Skip the pictures. Set down, word for word, the lines from the start of the material up to and including the line with "const startYear = 2010;".

Source material:

━━━━━━━━━━━━━━━━━━━━

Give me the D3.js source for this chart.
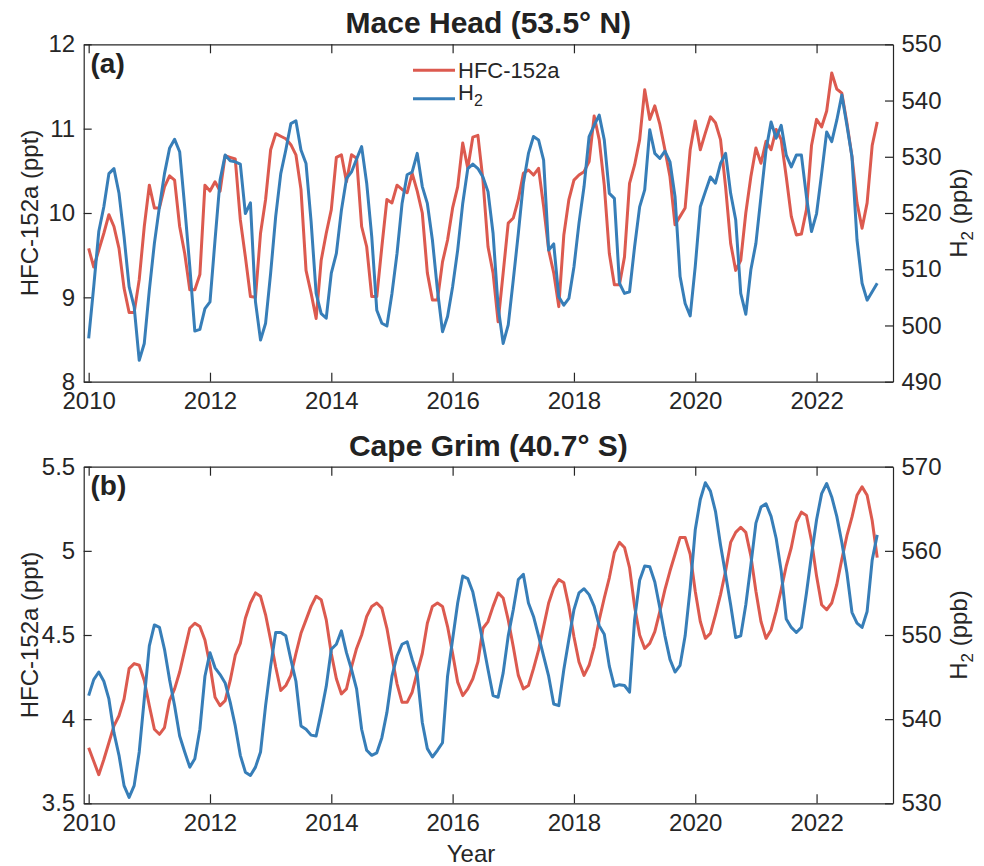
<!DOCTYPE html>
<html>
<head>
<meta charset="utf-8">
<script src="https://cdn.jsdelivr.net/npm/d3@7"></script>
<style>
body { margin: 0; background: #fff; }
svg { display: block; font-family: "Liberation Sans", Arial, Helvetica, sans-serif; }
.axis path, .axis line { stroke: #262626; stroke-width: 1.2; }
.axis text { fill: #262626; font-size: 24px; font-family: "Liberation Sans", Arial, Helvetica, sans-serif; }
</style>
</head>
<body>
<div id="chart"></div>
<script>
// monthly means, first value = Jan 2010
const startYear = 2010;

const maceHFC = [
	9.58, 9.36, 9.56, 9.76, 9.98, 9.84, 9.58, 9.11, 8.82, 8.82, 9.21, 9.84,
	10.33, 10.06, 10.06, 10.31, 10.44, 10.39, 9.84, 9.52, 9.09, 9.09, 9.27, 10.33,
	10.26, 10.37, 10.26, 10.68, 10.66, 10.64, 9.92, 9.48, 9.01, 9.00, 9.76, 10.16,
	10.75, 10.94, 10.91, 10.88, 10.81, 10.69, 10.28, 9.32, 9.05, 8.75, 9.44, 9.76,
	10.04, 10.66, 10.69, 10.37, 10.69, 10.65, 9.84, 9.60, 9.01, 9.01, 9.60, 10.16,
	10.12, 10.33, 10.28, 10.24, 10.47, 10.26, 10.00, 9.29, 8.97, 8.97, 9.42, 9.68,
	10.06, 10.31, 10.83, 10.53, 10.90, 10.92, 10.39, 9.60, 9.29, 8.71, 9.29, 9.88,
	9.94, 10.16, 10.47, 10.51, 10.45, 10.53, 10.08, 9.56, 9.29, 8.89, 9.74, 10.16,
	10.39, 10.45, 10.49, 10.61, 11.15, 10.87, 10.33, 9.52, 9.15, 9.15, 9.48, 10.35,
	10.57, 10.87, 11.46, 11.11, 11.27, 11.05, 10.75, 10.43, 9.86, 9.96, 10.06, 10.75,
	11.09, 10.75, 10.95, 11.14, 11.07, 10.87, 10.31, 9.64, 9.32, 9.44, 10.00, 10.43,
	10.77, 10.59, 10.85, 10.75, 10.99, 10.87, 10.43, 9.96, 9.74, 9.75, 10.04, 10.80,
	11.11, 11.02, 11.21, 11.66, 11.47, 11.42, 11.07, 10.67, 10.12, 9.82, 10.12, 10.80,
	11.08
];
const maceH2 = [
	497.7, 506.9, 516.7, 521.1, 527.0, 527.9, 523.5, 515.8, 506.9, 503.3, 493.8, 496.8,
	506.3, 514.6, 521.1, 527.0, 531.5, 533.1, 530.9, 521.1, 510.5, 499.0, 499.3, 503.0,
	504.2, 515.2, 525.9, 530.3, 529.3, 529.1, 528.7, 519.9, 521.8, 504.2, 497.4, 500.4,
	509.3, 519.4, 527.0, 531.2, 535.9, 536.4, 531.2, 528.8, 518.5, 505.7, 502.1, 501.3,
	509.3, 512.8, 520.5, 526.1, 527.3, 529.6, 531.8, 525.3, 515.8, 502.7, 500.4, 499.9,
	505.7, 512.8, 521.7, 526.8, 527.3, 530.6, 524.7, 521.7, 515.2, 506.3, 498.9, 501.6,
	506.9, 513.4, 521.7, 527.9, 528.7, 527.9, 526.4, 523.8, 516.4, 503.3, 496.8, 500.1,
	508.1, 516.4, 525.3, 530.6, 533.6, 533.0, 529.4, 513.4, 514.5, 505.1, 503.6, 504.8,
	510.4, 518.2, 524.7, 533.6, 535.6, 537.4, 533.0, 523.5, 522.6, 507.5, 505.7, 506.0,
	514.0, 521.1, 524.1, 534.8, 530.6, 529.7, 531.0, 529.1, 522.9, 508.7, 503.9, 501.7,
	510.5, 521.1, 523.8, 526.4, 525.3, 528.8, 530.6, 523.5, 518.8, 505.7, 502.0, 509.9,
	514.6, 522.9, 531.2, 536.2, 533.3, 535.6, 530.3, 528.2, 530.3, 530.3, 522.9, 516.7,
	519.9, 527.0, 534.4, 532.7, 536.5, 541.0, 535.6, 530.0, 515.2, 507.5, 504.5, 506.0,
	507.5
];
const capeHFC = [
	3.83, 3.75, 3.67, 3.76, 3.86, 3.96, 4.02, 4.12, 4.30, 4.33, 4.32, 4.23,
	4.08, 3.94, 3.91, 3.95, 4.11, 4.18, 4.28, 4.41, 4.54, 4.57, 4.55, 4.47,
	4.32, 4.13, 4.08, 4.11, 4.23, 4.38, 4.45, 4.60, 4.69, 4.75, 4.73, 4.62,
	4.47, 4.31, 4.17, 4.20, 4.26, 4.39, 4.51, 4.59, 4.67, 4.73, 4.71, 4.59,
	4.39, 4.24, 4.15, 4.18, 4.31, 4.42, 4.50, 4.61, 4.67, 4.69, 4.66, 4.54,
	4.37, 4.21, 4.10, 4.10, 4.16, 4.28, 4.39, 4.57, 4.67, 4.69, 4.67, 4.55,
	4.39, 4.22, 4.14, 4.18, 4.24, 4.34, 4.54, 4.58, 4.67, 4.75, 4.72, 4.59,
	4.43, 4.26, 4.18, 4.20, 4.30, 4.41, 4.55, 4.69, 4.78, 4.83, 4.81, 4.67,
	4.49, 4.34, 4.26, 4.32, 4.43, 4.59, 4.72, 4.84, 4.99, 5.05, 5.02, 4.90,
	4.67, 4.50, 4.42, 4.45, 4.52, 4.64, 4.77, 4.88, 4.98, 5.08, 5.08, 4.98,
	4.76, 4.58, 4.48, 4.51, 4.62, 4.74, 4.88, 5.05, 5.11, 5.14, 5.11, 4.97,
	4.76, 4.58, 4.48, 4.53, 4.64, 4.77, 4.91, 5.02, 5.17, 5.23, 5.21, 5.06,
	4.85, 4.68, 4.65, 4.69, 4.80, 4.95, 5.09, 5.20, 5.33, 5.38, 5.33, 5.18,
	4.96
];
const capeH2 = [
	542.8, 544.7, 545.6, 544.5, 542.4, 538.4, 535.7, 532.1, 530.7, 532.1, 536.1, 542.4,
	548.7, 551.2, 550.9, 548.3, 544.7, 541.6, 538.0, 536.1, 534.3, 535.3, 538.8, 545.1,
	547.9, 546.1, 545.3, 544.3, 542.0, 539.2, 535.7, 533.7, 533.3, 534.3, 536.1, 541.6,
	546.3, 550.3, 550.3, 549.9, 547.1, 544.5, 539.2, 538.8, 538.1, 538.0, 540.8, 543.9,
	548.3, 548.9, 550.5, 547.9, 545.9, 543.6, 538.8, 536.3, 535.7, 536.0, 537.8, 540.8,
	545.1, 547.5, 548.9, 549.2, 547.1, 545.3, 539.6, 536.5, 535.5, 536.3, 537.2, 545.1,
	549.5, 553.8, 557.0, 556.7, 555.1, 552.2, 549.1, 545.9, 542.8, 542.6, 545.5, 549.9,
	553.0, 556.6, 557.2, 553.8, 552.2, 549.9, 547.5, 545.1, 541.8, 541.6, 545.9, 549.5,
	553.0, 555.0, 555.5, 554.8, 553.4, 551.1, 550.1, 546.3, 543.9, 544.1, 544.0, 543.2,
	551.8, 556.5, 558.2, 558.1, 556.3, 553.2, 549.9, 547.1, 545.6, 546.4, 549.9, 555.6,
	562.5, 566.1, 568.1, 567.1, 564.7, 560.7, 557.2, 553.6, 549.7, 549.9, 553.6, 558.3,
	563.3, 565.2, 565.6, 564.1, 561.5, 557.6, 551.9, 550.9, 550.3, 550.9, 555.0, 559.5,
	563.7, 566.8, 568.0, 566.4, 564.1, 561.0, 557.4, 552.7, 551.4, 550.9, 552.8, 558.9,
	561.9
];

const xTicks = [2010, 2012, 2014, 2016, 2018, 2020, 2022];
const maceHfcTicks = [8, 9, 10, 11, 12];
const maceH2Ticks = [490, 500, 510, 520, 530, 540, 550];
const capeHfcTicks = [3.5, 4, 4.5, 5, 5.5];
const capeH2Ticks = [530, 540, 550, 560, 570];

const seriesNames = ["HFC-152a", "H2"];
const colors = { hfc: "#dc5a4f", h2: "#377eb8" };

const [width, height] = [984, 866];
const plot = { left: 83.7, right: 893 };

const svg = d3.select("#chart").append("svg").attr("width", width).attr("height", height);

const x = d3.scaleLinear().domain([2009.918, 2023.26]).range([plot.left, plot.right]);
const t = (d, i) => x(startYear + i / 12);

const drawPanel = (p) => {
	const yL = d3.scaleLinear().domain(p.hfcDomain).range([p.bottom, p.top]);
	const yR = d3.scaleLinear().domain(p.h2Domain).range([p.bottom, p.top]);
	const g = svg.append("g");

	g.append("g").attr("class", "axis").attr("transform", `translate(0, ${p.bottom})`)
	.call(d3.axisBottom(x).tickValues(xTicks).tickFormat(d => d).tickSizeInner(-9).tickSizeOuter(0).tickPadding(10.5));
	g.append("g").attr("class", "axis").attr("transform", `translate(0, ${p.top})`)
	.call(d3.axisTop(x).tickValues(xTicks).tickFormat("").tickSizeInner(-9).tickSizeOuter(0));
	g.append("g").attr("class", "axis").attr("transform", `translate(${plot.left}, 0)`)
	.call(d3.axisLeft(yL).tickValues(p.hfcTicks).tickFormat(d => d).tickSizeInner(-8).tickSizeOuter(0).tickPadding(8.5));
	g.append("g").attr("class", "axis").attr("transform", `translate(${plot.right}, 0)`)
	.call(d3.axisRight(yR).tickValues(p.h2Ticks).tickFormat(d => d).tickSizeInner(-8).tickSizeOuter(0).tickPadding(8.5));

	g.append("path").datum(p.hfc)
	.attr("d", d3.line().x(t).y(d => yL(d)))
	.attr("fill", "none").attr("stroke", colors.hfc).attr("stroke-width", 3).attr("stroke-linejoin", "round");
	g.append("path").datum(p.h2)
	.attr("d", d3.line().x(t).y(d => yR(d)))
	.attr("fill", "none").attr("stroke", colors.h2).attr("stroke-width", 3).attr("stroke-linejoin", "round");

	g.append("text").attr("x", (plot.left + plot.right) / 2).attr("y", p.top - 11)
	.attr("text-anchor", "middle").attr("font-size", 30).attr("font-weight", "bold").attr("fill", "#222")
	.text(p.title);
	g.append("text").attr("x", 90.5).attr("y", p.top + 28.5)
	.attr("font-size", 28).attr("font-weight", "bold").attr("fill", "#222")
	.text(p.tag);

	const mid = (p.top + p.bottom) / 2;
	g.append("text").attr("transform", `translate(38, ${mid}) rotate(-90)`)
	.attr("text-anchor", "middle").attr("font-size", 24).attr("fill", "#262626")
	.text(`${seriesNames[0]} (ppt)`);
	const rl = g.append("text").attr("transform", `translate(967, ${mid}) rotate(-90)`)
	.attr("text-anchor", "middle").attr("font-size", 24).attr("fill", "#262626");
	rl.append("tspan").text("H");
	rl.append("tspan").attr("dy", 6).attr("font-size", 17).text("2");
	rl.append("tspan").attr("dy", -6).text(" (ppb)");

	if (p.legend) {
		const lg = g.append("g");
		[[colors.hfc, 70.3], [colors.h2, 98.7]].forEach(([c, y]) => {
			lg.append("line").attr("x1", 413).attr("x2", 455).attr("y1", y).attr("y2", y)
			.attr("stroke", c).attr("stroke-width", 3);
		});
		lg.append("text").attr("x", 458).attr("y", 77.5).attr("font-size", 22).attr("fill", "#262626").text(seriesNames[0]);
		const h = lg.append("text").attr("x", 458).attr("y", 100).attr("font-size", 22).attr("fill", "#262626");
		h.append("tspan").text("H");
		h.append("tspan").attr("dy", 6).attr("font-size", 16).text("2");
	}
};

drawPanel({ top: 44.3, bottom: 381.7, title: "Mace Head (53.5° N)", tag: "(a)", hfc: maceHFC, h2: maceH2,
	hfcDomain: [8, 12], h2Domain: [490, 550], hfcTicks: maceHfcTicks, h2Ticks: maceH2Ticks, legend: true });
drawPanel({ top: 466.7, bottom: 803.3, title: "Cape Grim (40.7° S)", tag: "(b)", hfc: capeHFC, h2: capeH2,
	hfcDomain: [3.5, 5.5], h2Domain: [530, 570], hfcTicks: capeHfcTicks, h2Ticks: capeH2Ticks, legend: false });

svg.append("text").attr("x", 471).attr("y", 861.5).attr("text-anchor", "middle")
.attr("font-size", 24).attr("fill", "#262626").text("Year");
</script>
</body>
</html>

━━━━━━━━━━━━━━━━━━━━

Full answer:
Give me the D3.js source for this chart.
<!DOCTYPE html>
<html>
<head>
<meta charset="utf-8">
<script src="https://cdn.jsdelivr.net/npm/d3@7"></script>
<style>
body { margin: 0; background: #fff; }
svg { display: block; font-family: "Liberation Sans", Arial, Helvetica, sans-serif; }
.axis path, .axis line { stroke: #262626; stroke-width: 1.2; }
.axis text { fill: #262626; font-size: 24px; font-family: "Liberation Sans", Arial, Helvetica, sans-serif; }
</style>
</head>
<body>
<div id="chart"></div>
<script>
// monthly means, first value = Jan 2010
const startYear = 2010;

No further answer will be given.